Maggie was fast asleep when Jack got into bed beside her. As his brain would not stop ticking over, he took one of her sleeping tablets. He had a lot to do the next day and needed a good night’s sleep.

The next day, Jack dressed in jeans and a sweater and his old leather bomber jacket, putting the now fully charged burner phone in his briefcase. Gladys could be heard hoovering the stairs, yanking the hoover cable after her and talking to someone on her phone. She gave him a beaming smile as he eased past her to collect the car keys and hurry out of the house just before nine thirty. He reckoned it might still be too early to call the art gallery, so he decided to get to the station and call from the car park.

By the time Jack was parked up, it was almost ten. He took the invitation out of the glove compartment along with his burner phone. Dialling the number, he waited as it rang three times before a posh-sounding woman answered.

‘Steinburg gallery.’

‘Good morning. I am just calling to confirm the gallery event is on this Saturday.’

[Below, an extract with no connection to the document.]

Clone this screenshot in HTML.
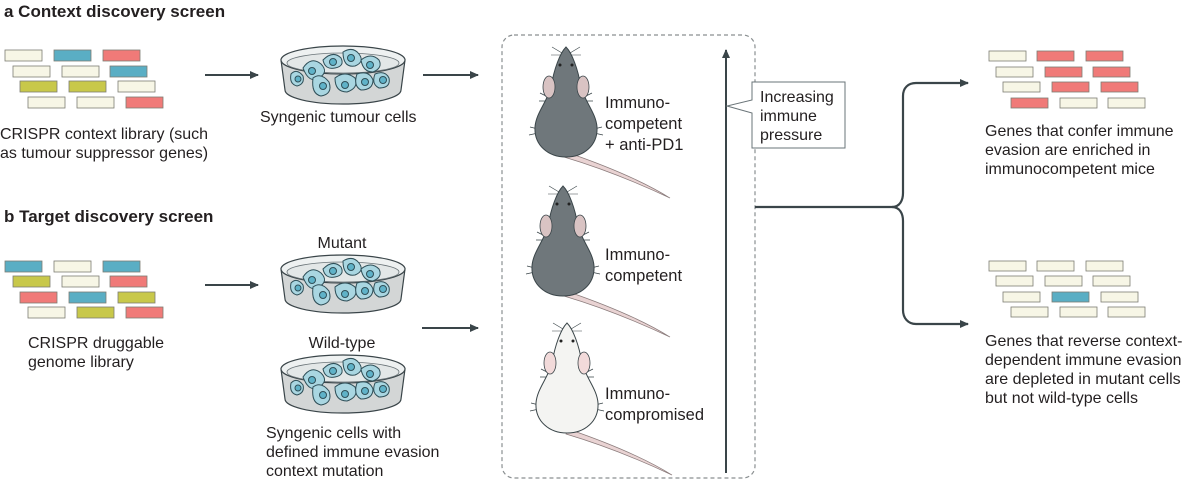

‘Of course, the doors open at six thirty. We will be showing a new collection.’

‘Ah good, and I presume by black tie, that will be evening dress?’

‘Yes, as usual. May I ask who is calling?’

Jack picked up an empty bag of crisps and crinkled it near the phone, simultaneously saying he was flying in from Zurich, before cutting off the call. He sat thinking for a minute. So he must have been wrong about the victim being Detmar Steinburg. But he still wanted to check out the gallery. He was trying to think if his old dinner jacket and dress shirt would pass muster because there was no way he could afford to hire a monkey suit. Someone rapped on his window, and he whipped around to see Laura holding a takeaway coffee and wrapped toasted sandwich.

‘Get a move on. It’s after ten.’

He stashed the invitation and burner phone in the glove compartment and they headed into the station.

‘I don’t suppose you’ve heard anything from Josh?’ Laura asked.

Jack stopped in his tracks. ‘I thought we had both agreed to let this go.’

She held up her hands. ‘OK, yeah, you’re right. If it makes you feel better, I’ve already got rid of all the files on Middleton. And so far there’s been hardly anything in the press.’

Laura and Jack were the last to enter the boardroom to hear DCI Armani issuing instructions about the YMCA event, insisting officers record the attendees’ details and their relationship to the gang members. They did their best to look attentive.